= Minnie Paterson =

Minnie Paterson (died 1911) was a Canadian heroine noted for her rescue of men from the barkentine (barque) Coloma during a severe storm in 1906 on the west coast of Canada's Vancouver Island in a region called the “Graveyard of the Pacific”.

Paterson was the wife of Tom Paterson, keeper of the Cape Beale Light near Bamfield, British Columbia. On December 6, 1906, Keeper Paterson spotted the crippled Coloma being battered by waves and 80 knot winds near shore. The telegraph line was broken, and the nearest hope was the lighthouse tender Quadra, six miles away on Bamfield Inlet. While Tom kept watch over the Coloma, Minnie went to seek help.

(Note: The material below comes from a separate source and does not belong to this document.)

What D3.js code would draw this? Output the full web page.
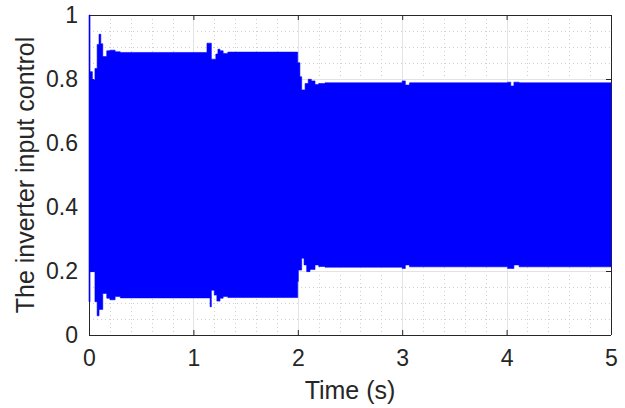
<!DOCTYPE html>
<html>
<head>
<meta charset="utf-8">
<script src="https://cdn.jsdelivr.net/npm/d3@7"></script>
<style>
  html, body { margin: 0; padding: 0; background: #ffffff; }
  svg { display: block; }
  text { font-family: "Liberation Sans", Arial, Helvetica, sans-serif; fill: #262626; }
</style>
</head>
<body>
<script>
// ---- data (envelope of the dense switching signal) ----
const time  = [0, 0.010, 0.032, 0.057, 0.078, 0.096, 0.113, 0.132, 0.17, 0.20, 0.25, 0.30,
               1.13, 1.16, 1.172, 1.20, 1.215, 1.225, 1.235, 1.255, 1.285, 1.33,
               1.999, 2.005, 2.02, 2.037, 2.06, 2.07, 2.085, 2.10, 2.117, 2.13, 2.165, 2.20, 2.26,
               3.00, 3.03, 3.07, 4.01, 4.04, 4.07, 4.12, 5.0];
const upper = [1.0, 0.823, 0.797, 0.833, 0.908, 0.94, 0.91, 0.87, 0.888, 0.89, 0.885, 0.883,
               0.912, 0.912, 0.862, 0.862, 0.878, 0.878, 0.893, 0.888, 0.880, 0.884,
               0.851, 0.851, 0.807, 0.766, 0.766, 0.786, 0.786, 0.799, 0.799, 0.794, 0.783, 0.786, 0.788,
               0.794, 0.781, 0.788, 0.790, 0.778, 0.790, 0.788, 0.788];
const lower = [0.104, 0.198, 0.198, 0.104, 0.06, 0.08, 0.08, 0.13, 0.115, 0.11, 0.12, 0.116,
               0.116, 0.088, 0.14, 0.125, 0.125, 0.106, 0.106, 0.115, 0.12, 0.117,
               0.167, 0.203, 0.203, 0.24, 0.219, 0.219, 0.198, 0.198, 0.205, 0.205, 0.219, 0.214, 0.212,
               0.208, 0.219, 0.213, 0.208, 0.208, 0.219, 0.213, 0.213];
const xTicks = [0, 1, 2, 3, 4, 5];
const yTicks = [0, 0.2, 0.4, 0.6, 0.8, 1];
const xMinor = d3.range(0, 5.0001, 0.2);
const yMinor = d3.range(0, 1.0001, 0.05);
const xLabel = "Time (s)";
const yLabel = "The inverter input control";

const W = 625, H = 408;
const L = 89, R = 611, T = 15, B = 335;

const svg = d3.select("body").append("svg").attr("width", W).attr("height", H);

const x = d3.scaleLinear().domain([0, 5]).range([L, R]);
const y = d3.scaleLinear().domain([0, 1]).range([B, T]);

// minor grid (dotted)
const grid = svg.append("g");
grid.selectAll(".xm").data(xMinor).enter().append("line")
  .attr("x1", d => Math.round(x(d)) + 0.5).attr("x2", d => Math.round(x(d)) + 0.5)
  .attr("y1", T).attr("y2", B)
  .attr("stroke", "#cfcfcf").attr("stroke-width", 1).attr("stroke-dasharray", "1,3");
grid.selectAll(".ym").data(yMinor).enter().append("line")
  .attr("y1", d => Math.round(y(d)) + 0.5).attr("y2", d => Math.round(y(d)) + 0.5)
  .attr("x1", L).attr("x2", R)
  .attr("stroke", "#cfcfcf").attr("stroke-width", 1).attr("stroke-dasharray", "1,3");
// major grid
grid.selectAll(".xM").data(xTicks).enter().append("line")
  .attr("x1", d => Math.round(x(d)) + 0.5).attr("x2", d => Math.round(x(d)) + 0.5)
  .attr("y1", T).attr("y2", B)
  .attr("stroke", "#e3e3e3").attr("stroke-width", 1);
grid.selectAll(".yM").data(yTicks).enter().append("line")
  .attr("y1", d => Math.round(y(d)) + 0.5).attr("y2", d => Math.round(y(d)) + 0.5)
  .attr("x1", L).attr("x2", R)
  .attr("stroke", "#e3e3e3").attr("stroke-width", 1);

// axes (inward ticks, box)
const fmt = d => d3.format("~g")(d);
const axB = svg.append("g").attr("transform", `translate(0,${B})`)
  .call(d3.axisBottom(x).tickValues(xTicks).tickSize(-5).tickPadding(15).tickFormat(fmt));
const axT = svg.append("g").attr("transform", `translate(0,${T})`)
  .call(d3.axisTop(x).tickValues(xTicks).tickSize(-5).tickFormat(""));
const axL = svg.append("g").attr("transform", `translate(${L},0)`)
  .call(d3.axisLeft(y).tickValues(yTicks).tickSize(-5).tickPadding(11).tickFormat(fmt));
const axR = svg.append("g").attr("transform", `translate(${R},0)`)
  .call(d3.axisRight(y).tickValues(yTicks).tickSize(-5).tickFormat(""));
[axB, axT, axL, axR].forEach(g => {
  g.selectAll("path.domain").attr("stroke", "#262626").attr("stroke-width", 1);
  g.selectAll(".tick line").attr("stroke", "#262626").attr("stroke-width", 1);
  g.selectAll(".tick text").attr("fill", "#262626")
    .style("font-family", '"Liberation Sans", Arial, sans-serif').style("font-size", "23px");
});
// remove the outer tick ends of the domain paths
[axB, axT].forEach(g => g.select("path.domain").attr("d", `M${L},0.5H${R}`));
[axL, axR].forEach(g => g.select("path.domain").attr("d", `M0.5,${T}V${B}`));

// signal (dense oscillation shown by its envelope)
const rows = time.map((t, i) => ({ t, hi: upper[i], lo: lower[i] }));
const area = d3.area()
  .x(d => x(d.t))
  .y0(d => y(d.lo))
  .y1(d => y(d.hi))
  .curve(d3.curveStepAfter);
svg.append("path").datum(rows)
  .attr("d", area)
  .attr("fill", "#0000ff")
  .attr("stroke", "#0000ff")
  .attr("stroke-width", 0.6);

// labels
svg.append("text")
  .attr("x", (L + R) / 2).attr("y", 399)
  .attr("text-anchor", "middle")
  .style("font-size", "25px")
  .text(xLabel);
svg.append("text")
  .attr("transform", `translate(34,${(T + B) / 2}) rotate(-90)`)
  .attr("text-anchor", "middle")
  .style("font-size", "25px")
  .text(yLabel);
</script>
</body>
</html>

To reach the Quadra, Mrs. Paterson had to wade through icy, waist-deep seawater and mud, over toppled trees, through rain and hail; four hours later she finally reached Bamfield, and with the aid of another keeper's wife, they rowed a skiff out to alert the crew of the Quadra. Minnie insisted on immediately returning on foot to the lighthouse so that the mother of five could nurse her youngest unweaned baby. The Quadra eventually came to aid the Coloma, putting out a longboat just as the barque was breaking up. All on board were saved.

Coloma was not the only crippled vessel that Minnie Paterson aided in 1906, in January that same year, American passenger steamer Valencia had struck the rocks near Cape Beale in dense fog. The disaster claimed 117 lives and "Minnie Patterson spent 36 straight hours at the telegraph key during the ordeal, and she fed and cared for some of the survivors."

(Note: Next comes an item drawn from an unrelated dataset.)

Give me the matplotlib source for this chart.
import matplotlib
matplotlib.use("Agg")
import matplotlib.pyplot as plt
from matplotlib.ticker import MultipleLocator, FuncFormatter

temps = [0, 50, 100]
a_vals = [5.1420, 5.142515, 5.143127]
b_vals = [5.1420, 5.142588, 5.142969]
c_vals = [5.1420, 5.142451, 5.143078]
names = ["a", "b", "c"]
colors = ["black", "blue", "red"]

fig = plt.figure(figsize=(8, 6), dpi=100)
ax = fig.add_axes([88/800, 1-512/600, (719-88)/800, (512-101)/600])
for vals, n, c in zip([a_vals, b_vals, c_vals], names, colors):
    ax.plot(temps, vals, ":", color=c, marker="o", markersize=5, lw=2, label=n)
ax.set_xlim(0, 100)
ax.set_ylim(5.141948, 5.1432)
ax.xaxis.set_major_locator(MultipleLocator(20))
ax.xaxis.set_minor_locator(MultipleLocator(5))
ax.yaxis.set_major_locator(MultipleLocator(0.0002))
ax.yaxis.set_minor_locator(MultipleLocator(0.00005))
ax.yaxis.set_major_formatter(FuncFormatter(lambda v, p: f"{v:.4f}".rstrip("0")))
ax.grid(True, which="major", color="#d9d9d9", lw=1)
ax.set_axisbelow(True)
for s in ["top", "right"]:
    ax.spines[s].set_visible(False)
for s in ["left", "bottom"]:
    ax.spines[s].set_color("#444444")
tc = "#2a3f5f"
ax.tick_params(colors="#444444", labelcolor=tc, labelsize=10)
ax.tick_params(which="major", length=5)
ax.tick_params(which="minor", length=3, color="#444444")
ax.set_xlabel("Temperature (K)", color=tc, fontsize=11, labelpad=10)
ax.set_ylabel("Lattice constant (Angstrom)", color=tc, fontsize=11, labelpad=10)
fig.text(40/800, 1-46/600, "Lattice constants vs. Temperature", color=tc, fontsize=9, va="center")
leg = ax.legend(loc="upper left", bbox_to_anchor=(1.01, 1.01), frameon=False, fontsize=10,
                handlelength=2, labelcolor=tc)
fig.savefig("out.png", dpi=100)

For her actions, Government of Canada presented Minnie with a gold watch and a silver plate along with a silver tea service from the Seattle Maritime Union. Minnie told a reporter she would have gladly given up the awards and the media attention to have not had the wrecks.

Five years after the wreck she developed tuberculosis and died, her health permanently weakened by her heroic efforts.